Biofine Developments Northeast Inc. (Biofine) is focused on establishing a biorefining industry in Maine (ME) in order to leverage its ongoing collaborative R&D work at the University of Maine and the State of Maine’s unique combination of industrial infrastructure and abundant wood-based biomass resources.
The Biofine technology enables the production of high-value renewable biofuels such as ethyl levulinate (EL) from cellulosic residues, including non-food feedstock such as wood, agricultural residues, and municipal waste fibre.
Biofine is the exclusive licensee of the proprietary intellectual property and numerous significant patents at the core of the ethyl levulinate (EL) production process.
EL’s beneficial technical qualities, including its clean-burning and cold temperature handling properties, have led the National Oilheat Research Alliance (NORA), National Energy and Fuels Institute (NEFI), and other trade associations to significantly support and embrace EL as an advanced biofuel.

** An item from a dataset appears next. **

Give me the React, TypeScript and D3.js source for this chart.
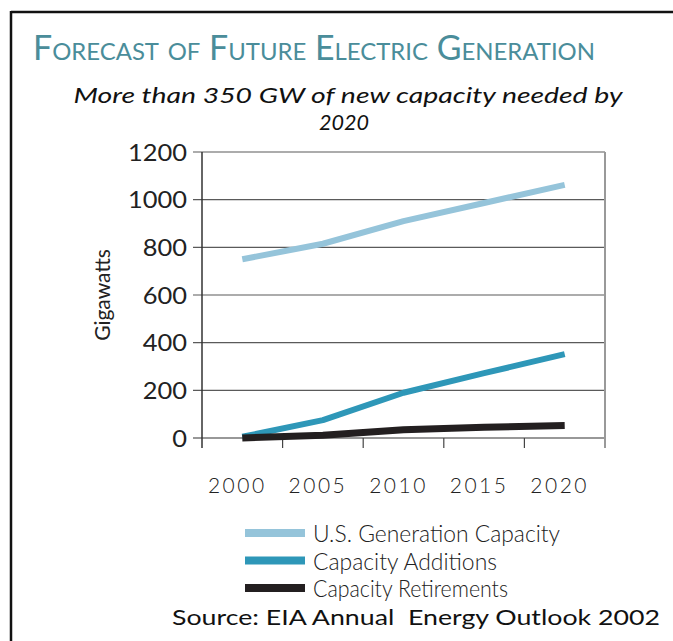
import * as d3 from 'd3';

const W = 673;
const H = 641;
const M = { top: 152, right: 68, bottom: 203, left: 202 };

const years = ['2000', '2005', '2010', '2015', '2020'];
const genCapacity = [750, 815, 910, 986, 1062];
const additions = [5, 75, 190, 272, 352];
const retirements = [0, 12, 35, 45, 52];
const yTicks = [0, 200, 400, 600, 800, 1000, 1200];

const series = [
  { name: 'U.S. Generation Capacity', values: genCapacity, color: '#95c4da', width: 6, textLen: 247 },
  { name: 'Capacity Additions', values: additions, color: '#2e97b8', width: 6, textLen: 184 },
  { name: 'Capacity Retirements', values: retirements, color: '#231f20', width: 7, textLen: 195 },
];

const FONT = 'Lato, "Noto Sans", sans-serif';

export default function App() {
  const x0 = M.left;
  const x1 = W - M.right;
  const yTop = M.top;
  const yBot = H - M.bottom;

  const x = d3.scaleBand<string>().domain(years).range([x0, x1]).padding(0);
  const y = d3.scaleLinear().domain([0, 1200]).range([yBot, yTop]);
  const cx = (yr: string) => (x(yr) ?? 0) + x.bandwidth() / 2;

  const line = d3
    .line<number>()
    .x((_, i) => cx(years[i]))
    .y(v => y(v));

  return (
    <svg
      width={W}
      height={H}
      style={{ position: 'absolute', left: 0, top: 0, background: '#fff' }}
      fontFamily={FONT}
    >
      {/* outer frame (top + left only) */}
      <line x1={11} x2={W} y1={12} y2={12} stroke="#111" strokeWidth={2.5} />
      <line x1={11} x2={11} y1={11} y2={H} stroke="#111" strokeWidth={2.5} />

      {/* title, small caps */}
      <text x={33} y={60} fill="#4a8d9a" fontSize={34} fontVariant="small-caps"
        textLength={562} lengthAdjust="spacingAndGlyphs">
        Forecast of Future Electric Generation
      </text>

      {/* subtitle */}
      <text x={348} y={103} textAnchor="middle" fontSize={22} fontStyle="italic" fill="#111"
        textLength={549} lengthAdjust="spacingAndGlyphs">
        More than 350 GW of new capacity needed by
      </text>
      <text x={344} y={129.5} textAnchor="middle" fontSize={22} fontStyle="italic" fill="#111"
        textLength={50} lengthAdjust="spacingAndGlyphs">
        2020
      </text>

      {/* grid */}
      {yTicks.map(t => (
        <g key={t}>
          <line x1={x0 - 9} x2={x1} y1={y(t)} y2={y(t)} stroke={t === 0 ? '#333' : '#5a5a5a'} strokeWidth={1.2} />
          <text x={187} y={y(t)} dy="0.36em" textAnchor="end" fontSize={24} fill="#222"
            textLength={String(t).length * 14.75} lengthAdjust="spacingAndGlyphs">
            {t}
          </text>
        </g>
      ))}

      {/* axes */}
      <line x1={x0} x2={x0} y1={yTop} y2={yBot + 10} stroke="#333" strokeWidth={1.5} />
      <line x1={x1} x2={x1} y1={yTop} y2={yBot + 10} stroke="#999" strokeWidth={2} />
      {years.slice(0, -1).map(yr => (
        <line key={yr} x1={(x(yr) ?? 0) + x.bandwidth()} x2={(x(yr) ?? 0) + x.bandwidth()}
          y1={yBot} y2={yBot + 10} stroke="#444" strokeWidth={1.2} />
      ))}
      {years.map(yr => (
        <text key={yr} x={cx(yr)} dx={-5} y={493} textAnchor="middle" fontSize={21}
          fontWeight={300} letterSpacing={2.5} fill="#222">
          {yr}
        </text>
      ))}

      <text transform={`translate(110,295) rotate(-90)`} textAnchor="middle" fontSize={21}
        fill="#222">
        Gigawatts
      </text>

      {/* series */}
      {series.map(s => (
        <path key={s.name} d={line(s.values) ?? ''} fill="none" stroke={s.color}
          strokeWidth={s.width} strokeLinejoin="round" />
      ))}

      {/* legend */}
      {series.map((s, i) => (
        <g key={s.name} transform={`translate(0,${533 + i * 27.5})`}>
          <line x1={245} x2={305} y1={0} y2={0} stroke={s.color} strokeWidth={8} />
          <text x={313} y={9} fontSize={23} fontWeight={300} fill="#222" textLength={s.textLen}
            lengthAdjust="spacingAndGlyphs">
            {s.name}
          </text>
        </g>
      ))}

      <text x={172} y={625} fontSize={22} fill="#111" textLength={488} lengthAdjust="spacingAndGlyphs"
        style={{ whiteSpace: 'pre' }}>
        {'Source: EIA Annual  Energy Outlook 2002'}
      </text>
    </svg>
  );
}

Biofine and Sprague have signed a purchase agreement for the production and marketing of EL, a product poised to revolutionize the heating oil market by transforming waste material into zero-emission heating fuel.
We’re honored and pleased to be able to work with Sprague on this exciting undertaking and feel our collaboration will prove to be a successful and important threshold event for the liquid fuels industry. Biofine believes strongly in the merits of our products, and we’re happy to work with an organization like Sprague, with a long history of promoting renewable liquid fuels throughout the Northeast said Dr Stephen Fitzpatrick, President and CEO of Biofine.
Under the terms of the agreement, Sprague will facilitate the commercialization of EL through its commitment to purchase and market a significant portion of the fuel produced from Biofine’s first production facility.
In our 150th year of business, this is another great example of our continued commitment to energy innovation. As customers increasingly seek to use more renewable liquid fuels, we are excited to expand our portfolio of offerings using our existing infrastructure, said David Glendon, President and CEO of Sprague.
Two decades of R&D
The production of energy from waste materials has been a key objective for Dr Stephen Fitzpatrick for more than 20 years. Biofine was awarded grant funding to commercialize the EL production process through the Maine Technology Institute’s Emerging Technology Challenge for Maine’s Forest Resource in 2019.
After extensive research and testing, and successful completion of a large-scale field test, we are excited to move on to the commercialization of ethyl levulinate (EL), said Dr Fitzpatrick.
Under the direction of Dr Fitzpatrick and Chief Development Officer Mike Cassata, Biofine has assembled a team, including the University of Maine-Forest Bioproducts Research Institute (UMaine-FBRI) that has worked with Biofine to validate and demonstrate the technology at pilot scale and Treadwell Franklin Infrastructure Capital (TFIC), as a development agent, to advance multiple biorefinery projects producing EL and co-products on an industrial scale utilizing Maine derived forest residues.